Fill Your Own, which first launched in December 2019, offers more than 60 lines of refillable groceries – including pasta, rice, cereal, nuts, frozen fruit and a range of bake-at-home items, such as all-butter croissants, pain au chocolats, and apricot twists.

The retailer said it is now highlighting that the concept offers better value per gram compared to packaged alternatives – with the same M&S quality customers love – across shelf-edge messaging.

Carmel McQuaid, head of sustainable business, said: “Fill Your Own has been hugely popular with our customers since it launched. They’ve told us that it’s easy to understand, offers a huge variety of the high-quality, great value M&S products they love, and supports with portion control.

“Importantly, Fill Your Own is helping our customers – and our business – to reduce and reuse plastic and this initiative has the potential to save thousands of units each year. As our customers have navigated this completely new way of shopping, we’ve continued to test, learn and adapt the scheme based on their feedback and now we’re ready to expand it to more locations and introduce new product lines.”

M&S is planning to extend the Fill Your Own product range by Autumn with new lines including wasabi peas, dried mango and apple, cashew nuts and giant wholewheat cous cous – bringing the range to nearly 100 lines in total.

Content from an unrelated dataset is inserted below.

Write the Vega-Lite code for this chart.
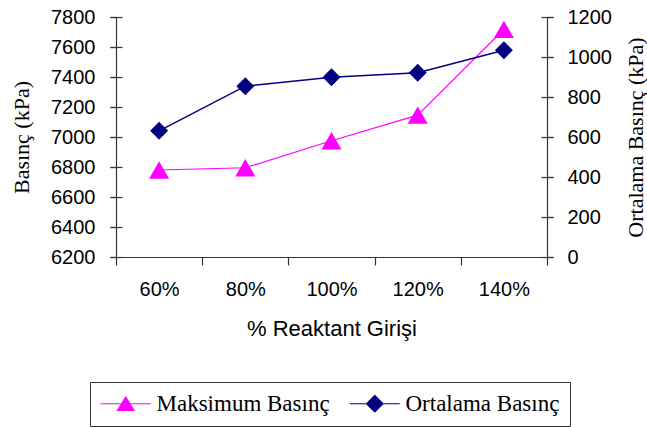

During 2020-21 M&S continued taking action to reduce food waste by introducing new technology to enable its stores to donate more surplus food more often. The new app is enabling the retailer to more than double the amount of food being donated across most stores – leading to a 126% increase in donations from last year and 11.8m meals donated throughout 2020-21. The retailer also launched a new initiative to turn freshly baked, unsold baguettes and boules into frozen garlic bread each day, which rolled out to 200 stores following a successful trial. The initiative extends the life of bakery products by 30 days.

Steve Rowe, chief executive of M&S, said: “In the face of unprecedented crisis, we did not lose sight of the goal of our transformation; to return M&S to sustainable, profitable growth and deliver long-term value for all our stakeholders. It is through Plan A – our multi-year sustainability action plan – that we address the risks and opportunities that environmental and societal issues present to us as a business. It drives us to make better choices to ensure M&S, and the precious resources and planet we rely on, are in better shape for the future.”

The retailer has extended its climate change commitment from being carbon neutral, which it has maintained since 2012, to reach net-zero emissions in its operations by 2035.